A former investor in Pigeon King International testified Wednesday that she and other investors were “more than elated” to hear of a police investigation into the company’s owner.

“It was causing tremendous amounts of stress,” Darlene Thayer said at the fraud trial for Arlan Galbraith.

After the company went bankrupt in 2008 Thayer formed a support group for a number of American farmers who had lost money – in many cases significant amounts of money – as a result.

The U.S. Coalition against PKI and Arlan Galbraith represents 50 former Pigeon King investors from several states.

“In order to service justice, I needed to come here today to testify,” she told CTV News outside the Kitchener courthouse where the case is being heard.

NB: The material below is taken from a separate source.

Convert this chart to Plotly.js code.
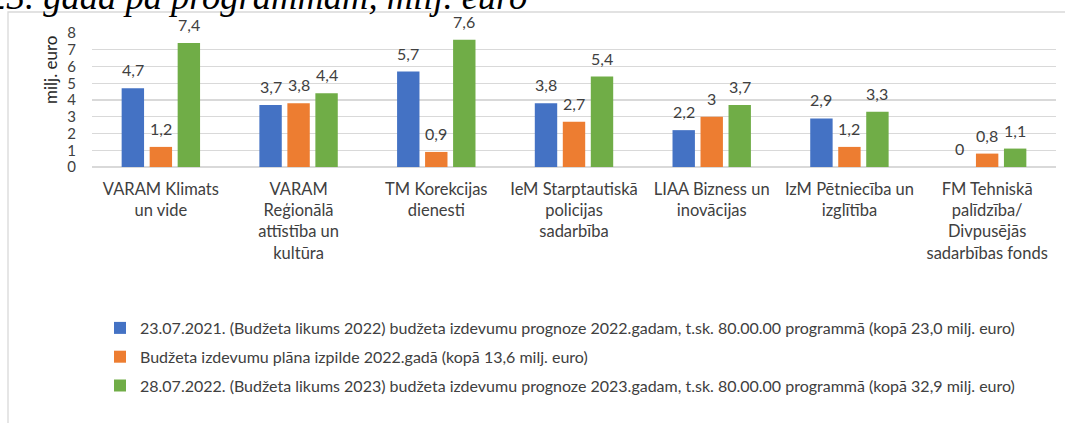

Thayer’s family spent an initial $19,000 after deciding pigeon breeding would be a good use for an empty barn on their farm property.

Before the birds arrived, she testified, she began hearing rumours that Pigeon King wasn’t the investment opportunity it pretended to be.

“Deep down, I knew then that it was a scam and it was all going to fall apart,” she said.

The company went bankrupt before the Thayers’ birds were ready to sell.

In the end, they gave the pigeons away, losing a total investment of $30,000.

Galbraith, who is representing himself in the trial, cross-examined Thayer on Wednesday, asking if she had “ever heard of a bankruptcy that was a happy event.”

“The only happy outcome is when justice is served at the end,” Thayer replied.

In addition to fraud, Galbraith is charged with four Bankruptcy Act offences.

He has pleaded not guilty on all counts.